Cae en mis manos un interesante trabajo de Robert K. Vischer, de la University of St. Thomas School of Law, de Minnesota, Estados Unidos, sobre «¿Cómo sirven los abogados a la dignidad humana?» (aquí, en inglés). No es un trabajo de divulgación, sino profundo, de buena ética (y entiendo que el lector se pregunte: ¿qué haces leyendo trabajos de ética jurídica? Bueno, uno tiene que estar al tanto de muchas cosas, ¿no?, sobre todo si son importantes).
Vischer explica que la manera habitual de entender la dignidad de la persona humana en el ámbito jurídico es el respeto a la autonomía personal, del cliente, en este caso. Pero él opina que esto es insuficiente. La autonomía es un concepto individualista, mientras que la idea rica, profunda, de la dignidad humana es relacional: la dignidad de las personas se aprecia en las relaciones con los demás.
Claro que esto presenta un problema: el concepto de dignidad que Vischer propone puede resultar ambiguo, indeterminado. Y lo que quiere un abogado es un criterio claro, que determine sin lugar a dudas cuándo se respeta y cuándo no se respeta la dignidad de la persona, algo que se pueda incluir en un código de buena conducta profesional. Pero, concluye Vischer, la dignidad no es algo que se puede medir y pesar con criterios inequívocos, sino que necesita una reflexión ética. Las relaciones entre el cliente y el abogado no se pueden reducir a una conclusión categórica, como sería el caso de la prohibición de clonar un ser humano. «Tiene poco sentido, dice, discutir la confidencialidad en las relaciones entre cliente y abogado, o el deber de lealtad de este, o el ámbito de la responsabilidad del abogado como consultor del cliente, sin entrar en circunstancias específicas que determinarán las implicaciones de ese escenario para la dignidad». Más complicado, claro, pero más ético.

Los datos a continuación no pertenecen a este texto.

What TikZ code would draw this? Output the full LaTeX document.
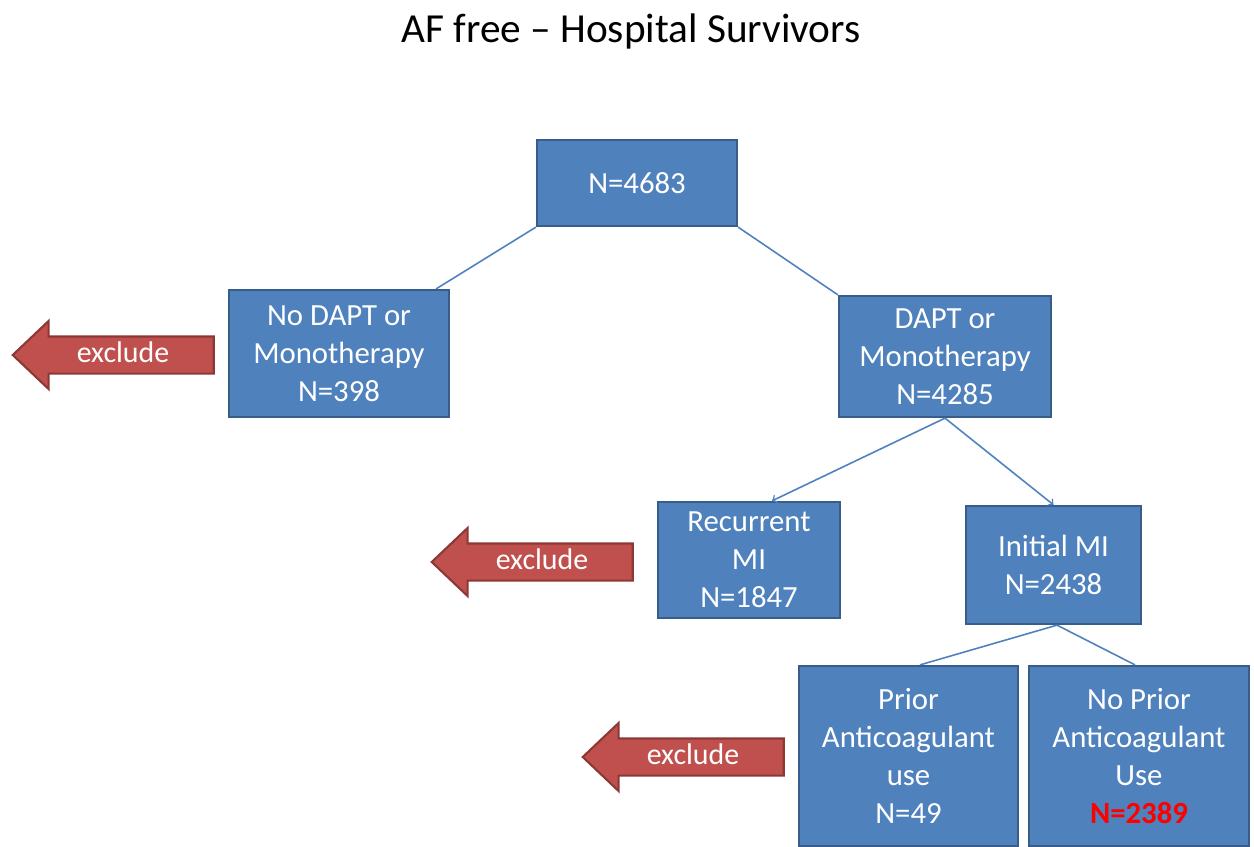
\documentclass[tikz,border=0pt]{standalone}
\usepackage{fontspec}
\setmainfont{Carlito}
\usepackage{tikz}
\usetikzlibrary{positioning}
\usetikzlibrary{shapes,arrows}
\definecolor{boxfill}{HTML}{4F81BD}
\definecolor{boxline}{HTML}{385D8A}
\definecolor{exfill}{HTML}{C0504D}
\definecolor{exline}{HTML}{8C3836}
\tikzset{box/.style={rectangle, draw=boxline, line width=1.3pt, fill=boxfill, text=white, align=center, font=\fontsize{17.5}{21.5}\selectfont, inner sep=0pt}}
\tikzset{excl/.style={single arrow, shape border rotate=180, draw=exline, line width=1.2pt, fill=exfill, text=white, font=\fontsize{17}{20}\selectfont, minimum height=4.02cm, text height=0.4cm, text depth=0.1cm, inner ysep=0.1cm, inner xsep=0.2cm, single arrow head extend=0.31cm, single arrow tip angle=87}}
\tikzset{link/.style={draw=boxfill, line width=0.9pt}}
\begin{document}
\begin{tikzpicture}[x=0.02cm,y=-0.02cm]
\useasboundingbox (0,0) rectangle (1254,846);
\node[font=\fontsize{23.5}{28}\selectfont] (title) at (631,31) {AF free -- Hospital Survivors};
% boxes
\node[box, minimum width=4cm, minimum height=1.72cm] (all) at (637,183) {N=4683};
\node[box, minimum width=4.4cm, minimum height=2.54cm] (nodapt) at (339,353.5) {No DAPT or\\Monotherapy\\N=398};
\node[box, minimum width=4.24cm, minimum height=2.42cm] (dapt) at (945,356.5) {DAPT or\\Monotherapy\\N=4285};
\node[box, minimum width=3.64cm, minimum height=2.32cm] (recur) at (749,560) {Recurrent\\MI\\N=1847};
\node[box, minimum width=3.5cm, minimum height=2.36cm] (initial) at (1053.5,565) {Initial MI\\N=2438};
\node[box, minimum width=4.38cm, minimum height=3.6cm] (prior) at (908.5,756) {Prior\\Anticoagulant\\use\\N=49};
\node[box, minimum width=4.4cm, minimum height=3.6cm] (noprior) at (1139,756) {No Prior\\Anticoagulant\\Use\\\textcolor{red}{\textbf{N=2389}}};
% exclude arrows
\node[excl] (ex1) at (123,355) {exclude};
\node[excl] (ex2) at (542,562) {exclude};
\node[excl] (ex3) at (693,757) {exclude};
% links
\draw[link] (all.south west) -- ([xshift=-0.28cm]nodapt.north east);
\draw[link] (all.south east) -- (dapt.north west);
\draw[link,->] (dapt.south) -- ([xshift=0.46cm]recur.north);
\draw[link,->] (dapt.south) -- (initial.north);
\draw[link] ([xshift=0.07cm]initial.south) -- ([xshift=0.23cm]prior.north);
\draw[link] ([xshift=0.07cm]initial.south) -- ([xshift=-0.08cm]noprior.north);
\end{tikzpicture}
\end{document}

Traigo esto a colación porque podemos aprender algo del respeto a la dignidad de las personas en, por ejemplo, las relaciones laborales, o entre cliente y empresa, o con la comunidad local, si tenemos esa visión más amplia de la ética, menos categórica, menos precisa, pero más exigente, porque, en definitiva, apunta a la excelencia, algo que en cualquier organización humana debe ser un desideratum. Y si no es fácil precisar en qué consiste esa excelencia, eso no nos da derecho a prescindir de ella, sino a esforzarnos por entenderla y aplicarla. ¿Quién ha dicho que comportarse éticamente es una cosa sencilla?